* Start *
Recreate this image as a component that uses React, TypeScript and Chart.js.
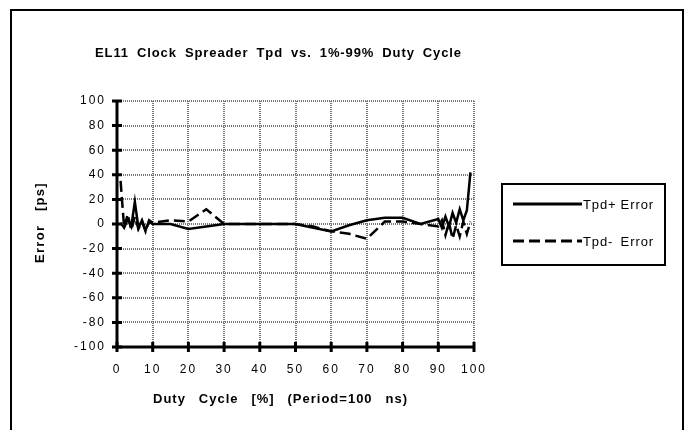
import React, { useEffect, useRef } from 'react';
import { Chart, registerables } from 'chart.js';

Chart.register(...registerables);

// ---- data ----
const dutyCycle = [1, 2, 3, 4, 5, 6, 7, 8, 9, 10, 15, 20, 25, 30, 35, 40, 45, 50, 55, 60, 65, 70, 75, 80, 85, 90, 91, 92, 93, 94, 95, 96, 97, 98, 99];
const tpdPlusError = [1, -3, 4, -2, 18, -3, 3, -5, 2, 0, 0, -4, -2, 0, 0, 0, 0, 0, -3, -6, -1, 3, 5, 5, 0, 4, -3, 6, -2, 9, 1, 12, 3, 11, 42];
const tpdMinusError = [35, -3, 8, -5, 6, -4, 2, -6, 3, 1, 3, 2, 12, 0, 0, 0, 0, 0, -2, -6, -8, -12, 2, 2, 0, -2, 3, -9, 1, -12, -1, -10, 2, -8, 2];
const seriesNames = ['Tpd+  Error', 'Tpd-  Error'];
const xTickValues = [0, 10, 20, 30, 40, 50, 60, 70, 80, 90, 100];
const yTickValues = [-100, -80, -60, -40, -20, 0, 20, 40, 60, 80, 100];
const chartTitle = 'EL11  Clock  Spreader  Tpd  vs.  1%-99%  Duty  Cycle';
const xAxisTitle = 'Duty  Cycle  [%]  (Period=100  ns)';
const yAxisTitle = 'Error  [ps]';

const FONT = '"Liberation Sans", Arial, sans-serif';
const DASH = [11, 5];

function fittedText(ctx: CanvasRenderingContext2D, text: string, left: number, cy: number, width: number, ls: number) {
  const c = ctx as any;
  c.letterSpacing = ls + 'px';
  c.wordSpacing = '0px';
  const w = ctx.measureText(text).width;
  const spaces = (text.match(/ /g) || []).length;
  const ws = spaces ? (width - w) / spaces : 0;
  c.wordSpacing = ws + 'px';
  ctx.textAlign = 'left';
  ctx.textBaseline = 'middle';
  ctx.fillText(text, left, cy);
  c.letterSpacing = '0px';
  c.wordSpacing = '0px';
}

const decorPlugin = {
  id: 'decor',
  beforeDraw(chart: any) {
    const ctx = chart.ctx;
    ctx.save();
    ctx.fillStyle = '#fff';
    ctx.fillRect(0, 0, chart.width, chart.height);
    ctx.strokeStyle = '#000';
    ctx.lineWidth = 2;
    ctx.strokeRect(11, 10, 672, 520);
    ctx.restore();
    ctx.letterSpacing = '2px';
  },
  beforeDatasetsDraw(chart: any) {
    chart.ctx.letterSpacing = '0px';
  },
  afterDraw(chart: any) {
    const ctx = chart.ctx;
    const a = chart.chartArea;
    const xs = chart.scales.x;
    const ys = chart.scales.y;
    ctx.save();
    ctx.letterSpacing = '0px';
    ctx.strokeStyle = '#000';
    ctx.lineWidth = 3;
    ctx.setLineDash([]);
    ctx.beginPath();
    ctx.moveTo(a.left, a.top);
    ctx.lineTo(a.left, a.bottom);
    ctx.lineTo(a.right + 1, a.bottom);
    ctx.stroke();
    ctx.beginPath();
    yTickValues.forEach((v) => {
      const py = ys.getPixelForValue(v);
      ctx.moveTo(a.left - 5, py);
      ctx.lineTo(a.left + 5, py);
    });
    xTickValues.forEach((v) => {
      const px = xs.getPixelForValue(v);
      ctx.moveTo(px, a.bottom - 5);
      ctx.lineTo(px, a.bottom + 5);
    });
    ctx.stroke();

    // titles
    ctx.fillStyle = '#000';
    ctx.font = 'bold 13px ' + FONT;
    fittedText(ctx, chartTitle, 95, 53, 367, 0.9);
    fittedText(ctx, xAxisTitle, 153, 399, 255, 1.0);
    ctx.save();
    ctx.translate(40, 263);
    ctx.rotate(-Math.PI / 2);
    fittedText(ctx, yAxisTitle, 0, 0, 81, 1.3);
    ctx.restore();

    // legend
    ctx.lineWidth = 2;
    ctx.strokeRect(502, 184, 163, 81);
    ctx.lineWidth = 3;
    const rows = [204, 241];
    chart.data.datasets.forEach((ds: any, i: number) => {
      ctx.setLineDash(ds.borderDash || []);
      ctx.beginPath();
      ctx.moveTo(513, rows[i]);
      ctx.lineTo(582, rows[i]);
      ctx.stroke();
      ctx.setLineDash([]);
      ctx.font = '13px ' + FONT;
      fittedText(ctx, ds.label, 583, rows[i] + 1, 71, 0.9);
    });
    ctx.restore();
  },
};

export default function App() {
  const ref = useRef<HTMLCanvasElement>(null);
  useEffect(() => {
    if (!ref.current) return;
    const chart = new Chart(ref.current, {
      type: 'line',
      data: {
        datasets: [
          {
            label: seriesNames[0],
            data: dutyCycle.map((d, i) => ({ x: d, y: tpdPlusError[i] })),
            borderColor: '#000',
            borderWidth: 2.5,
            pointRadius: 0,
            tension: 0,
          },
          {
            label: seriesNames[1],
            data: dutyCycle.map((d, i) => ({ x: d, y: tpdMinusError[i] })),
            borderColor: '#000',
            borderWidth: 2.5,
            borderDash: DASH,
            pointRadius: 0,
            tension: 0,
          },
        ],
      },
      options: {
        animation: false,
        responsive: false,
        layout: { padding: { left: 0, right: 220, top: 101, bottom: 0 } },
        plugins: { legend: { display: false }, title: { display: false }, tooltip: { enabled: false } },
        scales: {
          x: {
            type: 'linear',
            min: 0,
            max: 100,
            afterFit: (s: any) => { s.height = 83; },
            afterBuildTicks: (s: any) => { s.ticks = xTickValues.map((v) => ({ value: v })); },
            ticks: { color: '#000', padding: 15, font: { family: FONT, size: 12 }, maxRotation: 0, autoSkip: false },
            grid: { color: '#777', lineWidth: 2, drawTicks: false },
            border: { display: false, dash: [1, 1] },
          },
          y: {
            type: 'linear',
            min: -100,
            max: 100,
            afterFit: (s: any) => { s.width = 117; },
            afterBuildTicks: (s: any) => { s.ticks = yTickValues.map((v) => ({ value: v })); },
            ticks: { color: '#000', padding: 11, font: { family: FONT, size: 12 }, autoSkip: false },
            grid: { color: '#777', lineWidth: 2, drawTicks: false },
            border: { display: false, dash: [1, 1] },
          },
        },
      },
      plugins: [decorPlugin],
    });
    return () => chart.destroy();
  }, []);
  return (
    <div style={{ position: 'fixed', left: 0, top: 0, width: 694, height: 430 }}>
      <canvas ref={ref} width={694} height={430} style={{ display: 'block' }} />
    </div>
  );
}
* End *
INSTRUCTION: Restate, line by line and word for word, everything from the top of the material through the line that contains "Chart.register(...registerables);". Leave pictures out.

FINAL ANSWER:
Recreate this image as a component that uses React, TypeScript and Chart.js.
import React, { useEffect, useRef } from 'react';
import { Chart, registerables } from 'chart.js';

Chart.register(...registerables);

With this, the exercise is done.